AIM OF THE TASK:
Without the pictures, set down every line of the data exactly.

SUPPLIED INFORMATION:
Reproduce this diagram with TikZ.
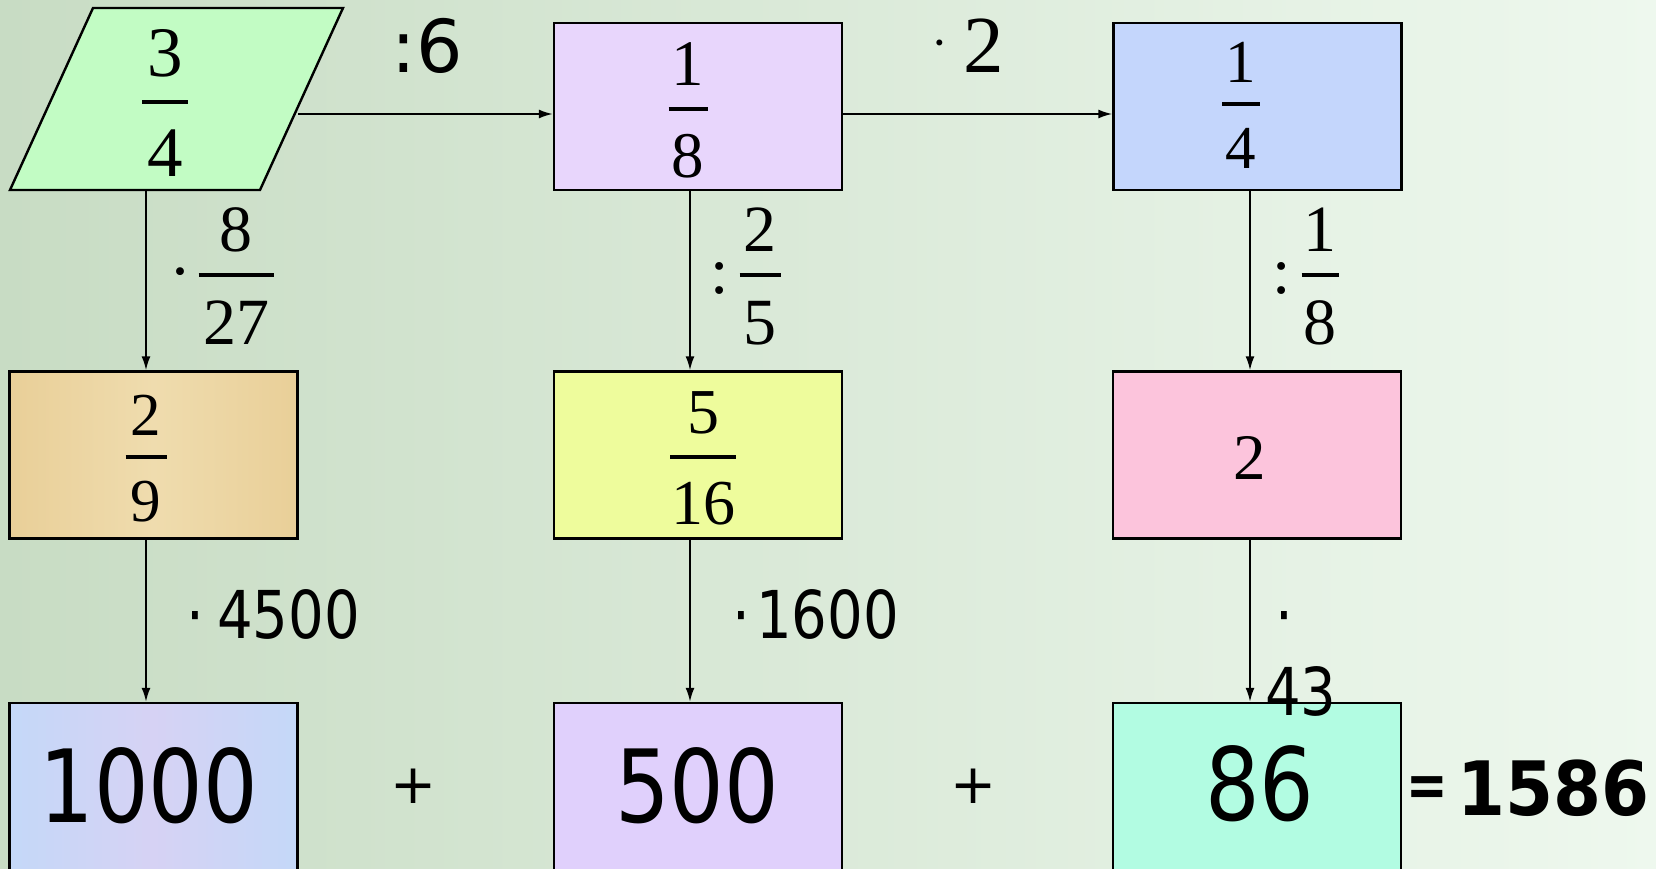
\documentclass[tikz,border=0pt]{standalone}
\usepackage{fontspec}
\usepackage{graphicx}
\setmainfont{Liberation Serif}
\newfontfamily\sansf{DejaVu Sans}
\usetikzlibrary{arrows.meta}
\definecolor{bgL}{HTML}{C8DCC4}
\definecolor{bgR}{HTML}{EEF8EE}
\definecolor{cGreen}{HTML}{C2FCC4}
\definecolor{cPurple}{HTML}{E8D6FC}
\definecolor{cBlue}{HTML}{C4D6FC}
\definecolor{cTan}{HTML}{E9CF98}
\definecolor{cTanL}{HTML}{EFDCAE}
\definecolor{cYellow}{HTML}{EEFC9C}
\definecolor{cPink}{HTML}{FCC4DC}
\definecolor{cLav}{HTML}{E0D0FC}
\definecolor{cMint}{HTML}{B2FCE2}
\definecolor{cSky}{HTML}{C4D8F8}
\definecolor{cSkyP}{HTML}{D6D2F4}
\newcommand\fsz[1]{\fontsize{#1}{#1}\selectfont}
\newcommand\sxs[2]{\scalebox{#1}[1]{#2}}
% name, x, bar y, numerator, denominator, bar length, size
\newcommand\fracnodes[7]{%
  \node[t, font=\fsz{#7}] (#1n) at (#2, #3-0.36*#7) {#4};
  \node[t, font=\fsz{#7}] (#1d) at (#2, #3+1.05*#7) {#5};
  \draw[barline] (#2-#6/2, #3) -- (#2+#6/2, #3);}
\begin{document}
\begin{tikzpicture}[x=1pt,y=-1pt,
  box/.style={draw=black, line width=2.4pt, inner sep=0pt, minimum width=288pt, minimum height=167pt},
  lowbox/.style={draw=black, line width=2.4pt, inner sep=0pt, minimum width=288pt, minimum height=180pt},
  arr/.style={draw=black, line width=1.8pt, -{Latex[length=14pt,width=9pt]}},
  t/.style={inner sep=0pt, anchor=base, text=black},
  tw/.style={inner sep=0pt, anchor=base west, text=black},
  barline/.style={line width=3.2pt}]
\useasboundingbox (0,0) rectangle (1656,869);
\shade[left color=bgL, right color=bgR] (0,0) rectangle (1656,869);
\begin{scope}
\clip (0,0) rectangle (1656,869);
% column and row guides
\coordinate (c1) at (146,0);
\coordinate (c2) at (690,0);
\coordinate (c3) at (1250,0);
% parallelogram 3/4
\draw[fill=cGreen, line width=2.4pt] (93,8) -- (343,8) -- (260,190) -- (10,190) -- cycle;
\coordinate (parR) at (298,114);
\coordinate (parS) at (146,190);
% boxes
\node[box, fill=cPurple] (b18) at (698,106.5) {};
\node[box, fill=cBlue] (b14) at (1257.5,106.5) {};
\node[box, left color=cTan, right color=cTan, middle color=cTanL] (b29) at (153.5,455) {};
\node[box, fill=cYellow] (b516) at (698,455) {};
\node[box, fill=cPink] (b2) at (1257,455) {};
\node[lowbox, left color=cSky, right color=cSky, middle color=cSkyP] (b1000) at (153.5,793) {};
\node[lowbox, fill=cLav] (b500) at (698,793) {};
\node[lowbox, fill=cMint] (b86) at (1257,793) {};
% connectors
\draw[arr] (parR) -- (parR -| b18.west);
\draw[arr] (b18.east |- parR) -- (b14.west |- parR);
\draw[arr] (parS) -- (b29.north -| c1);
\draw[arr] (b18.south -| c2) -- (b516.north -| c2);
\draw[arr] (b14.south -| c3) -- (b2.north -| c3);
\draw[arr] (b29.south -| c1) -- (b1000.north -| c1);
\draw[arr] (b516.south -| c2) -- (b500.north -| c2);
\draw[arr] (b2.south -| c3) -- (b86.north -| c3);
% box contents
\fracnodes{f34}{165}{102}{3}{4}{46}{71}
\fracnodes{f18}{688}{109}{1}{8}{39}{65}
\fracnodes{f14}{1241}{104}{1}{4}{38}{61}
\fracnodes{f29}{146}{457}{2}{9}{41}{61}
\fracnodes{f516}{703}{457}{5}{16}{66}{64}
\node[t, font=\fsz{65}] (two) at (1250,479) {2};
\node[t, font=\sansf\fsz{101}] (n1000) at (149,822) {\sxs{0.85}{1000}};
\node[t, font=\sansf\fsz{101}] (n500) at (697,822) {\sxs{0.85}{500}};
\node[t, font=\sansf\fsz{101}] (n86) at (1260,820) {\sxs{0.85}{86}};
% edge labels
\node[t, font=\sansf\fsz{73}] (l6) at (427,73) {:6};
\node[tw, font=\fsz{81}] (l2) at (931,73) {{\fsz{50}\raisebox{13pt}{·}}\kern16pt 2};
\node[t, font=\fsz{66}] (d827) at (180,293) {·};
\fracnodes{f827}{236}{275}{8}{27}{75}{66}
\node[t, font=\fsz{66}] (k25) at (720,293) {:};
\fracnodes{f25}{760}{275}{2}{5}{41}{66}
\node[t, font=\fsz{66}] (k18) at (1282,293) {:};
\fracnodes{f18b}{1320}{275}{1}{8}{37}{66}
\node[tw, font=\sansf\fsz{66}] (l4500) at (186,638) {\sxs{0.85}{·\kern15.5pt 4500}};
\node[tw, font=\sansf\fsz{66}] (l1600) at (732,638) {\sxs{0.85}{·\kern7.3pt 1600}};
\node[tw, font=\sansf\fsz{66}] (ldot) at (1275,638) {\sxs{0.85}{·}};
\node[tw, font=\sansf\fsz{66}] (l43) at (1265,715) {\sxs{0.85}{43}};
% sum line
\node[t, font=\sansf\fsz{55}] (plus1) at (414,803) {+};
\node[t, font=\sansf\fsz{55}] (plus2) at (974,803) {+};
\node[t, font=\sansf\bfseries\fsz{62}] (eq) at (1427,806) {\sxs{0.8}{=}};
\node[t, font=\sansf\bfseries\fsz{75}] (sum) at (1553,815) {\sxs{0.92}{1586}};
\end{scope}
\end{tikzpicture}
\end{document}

SOLUTION FOR THIS TASK:
Reproduce this diagram with TikZ.
\documentclass[tikz,border=0pt]{standalone}
\usepackage{fontspec}
\usepackage{graphicx}
\setmainfont{Liberation Serif}
\newfontfamily\sansf{DejaVu Sans}
\usetikzlibrary{arrows.meta}
\definecolor{bgL}{HTML}{C8DCC4}
\definecolor{bgR}{HTML}{EEF8EE}
\definecolor{cGreen}{HTML}{C2FCC4}
\definecolor{cPurple}{HTML}{E8D6FC}
\definecolor{cBlue}{HTML}{C4D6FC}
\definecolor{cTan}{HTML}{E9CF98}
\definecolor{cTanL}{HTML}{EFDCAE}
\definecolor{cYellow}{HTML}{EEFC9C}
\definecolor{cPink}{HTML}{FCC4DC}
\definecolor{cLav}{HTML}{E0D0FC}
\definecolor{cMint}{HTML}{B2FCE2}
\definecolor{cSky}{HTML}{C4D8F8}
\definecolor{cSkyP}{HTML}{D6D2F4}
\newcommand\fsz[1]{\fontsize{#1}{#1}\selectfont}
\newcommand\sxs[2]{\scalebox{#1}[1]{#2}}
% name, x, bar y, numerator, denominator, bar length, size
\newcommand\fracnodes[7]{%
  \node[t, font=\fsz{#7}] (#1n) at (#2, #3-0.36*#7) {#4};
  \node[t, font=\fsz{#7}] (#1d) at (#2, #3+1.05*#7) {#5};
  \draw[barline] (#2-#6/2, #3) -- (#2+#6/2, #3);}
\begin{document}
\begin{tikzpicture}[x=1pt,y=-1pt,
  box/.style={draw=black, line width=2.4pt, inner sep=0pt, minimum width=288pt, minimum height=167pt},
  lowbox/.style={draw=black, line width=2.4pt, inner sep=0pt, minimum width=288pt, minimum height=180pt},
  arr/.style={draw=black, line width=1.8pt, -{Latex[length=14pt,width=9pt]}},
  t/.style={inner sep=0pt, anchor=base, text=black},
  tw/.style={inner sep=0pt, anchor=base west, text=black},
  barline/.style={line width=3.2pt}]
\useasboundingbox (0,0) rectangle (1656,869);
\shade[left color=bgL, right color=bgR] (0,0) rectangle (1656,869);
\begin{scope}
\clip (0,0) rectangle (1656,869);
% column and row guides
\coordinate (c1) at (146,0);
\coordinate (c2) at (690,0);
\coordinate (c3) at (1250,0);
% parallelogram 3/4
\draw[fill=cGreen, line width=2.4pt] (93,8) -- (343,8) -- (260,190) -- (10,190) -- cycle;
\coordinate (parR) at (298,114);
\coordinate (parS) at (146,190);
% boxes
\node[box, fill=cPurple] (b18) at (698,106.5) {};
\node[box, fill=cBlue] (b14) at (1257.5,106.5) {};
\node[box, left color=cTan, right color=cTan, middle color=cTanL] (b29) at (153.5,455) {};
\node[box, fill=cYellow] (b516) at (698,455) {};
\node[box, fill=cPink] (b2) at (1257,455) {};
\node[lowbox, left color=cSky, right color=cSky, middle color=cSkyP] (b1000) at (153.5,793) {};
\node[lowbox, fill=cLav] (b500) at (698,793) {};
\node[lowbox, fill=cMint] (b86) at (1257,793) {};
% connectors
\draw[arr] (parR) -- (parR -| b18.west);
\draw[arr] (b18.east |- parR) -- (b14.west |- parR);
\draw[arr] (parS) -- (b29.north -| c1);
\draw[arr] (b18.south -| c2) -- (b516.north -| c2);
\draw[arr] (b14.south -| c3) -- (b2.north -| c3);
\draw[arr] (b29.south -| c1) -- (b1000.north -| c1);
\draw[arr] (b516.south -| c2) -- (b500.north -| c2);
\draw[arr] (b2.south -| c3) -- (b86.north -| c3);
% box contents
\fracnodes{f34}{165}{102}{3}{4}{46}{71}
\fracnodes{f18}{688}{109}{1}{8}{39}{65}
\fracnodes{f14}{1241}{104}{1}{4}{38}{61}
\fracnodes{f29}{146}{457}{2}{9}{41}{61}
\fracnodes{f516}{703}{457}{5}{16}{66}{64}
\node[t, font=\fsz{65}] (two) at (1250,479) {2};
\node[t, font=\sansf\fsz{101}] (n1000) at (149,822) {\sxs{0.85}{1000}};
\node[t, font=\sansf\fsz{101}] (n500) at (697,822) {\sxs{0.85}{500}};
\node[t, font=\sansf\fsz{101}] (n86) at (1260,820) {\sxs{0.85}{86}};
% edge labels
\node[t, font=\sansf\fsz{73}] (l6) at (427,73) {:6};
\node[tw, font=\fsz{81}] (l2) at (931,73) {{\fsz{50}\raisebox{13pt}{·}}\kern16pt 2};
\node[t, font=\fsz{66}] (d827) at (180,293) {·};
\fracnodes{f827}{236}{275}{8}{27}{75}{66}
\node[t, font=\fsz{66}] (k25) at (720,293) {:};
\fracnodes{f25}{760}{275}{2}{5}{41}{66}
\node[t, font=\fsz{66}] (k18) at (1282,293) {:};
\fracnodes{f18b}{1320}{275}{1}{8}{37}{66}
\node[tw, font=\sansf\fsz{66}] (l4500) at (186,638) {\sxs{0.85}{·\kern15.5pt 4500}};
\node[tw, font=\sansf\fsz{66}] (l1600) at (732,638) {\sxs{0.85}{·\kern7.3pt 1600}};
\node[tw, font=\sansf\fsz{66}] (ldot) at (1275,638) {\sxs{0.85}{·}};
\node[tw, font=\sansf\fsz{66}] (l43) at (1265,715) {\sxs{0.85}{43}};
% sum line
\node[t, font=\sansf\fsz{55}] (plus1) at (414,803) {+};
\node[t, font=\sansf\fsz{55}] (plus2) at (974,803) {+};
\node[t, font=\sansf\bfseries\fsz{62}] (eq) at (1427,806) {\sxs{0.8}{=}};
\node[t, font=\sansf\bfseries\fsz{75}] (sum) at (1553,815) {\sxs{0.92}{1586}};
\end{scope}
\end{tikzpicture}
\end{document}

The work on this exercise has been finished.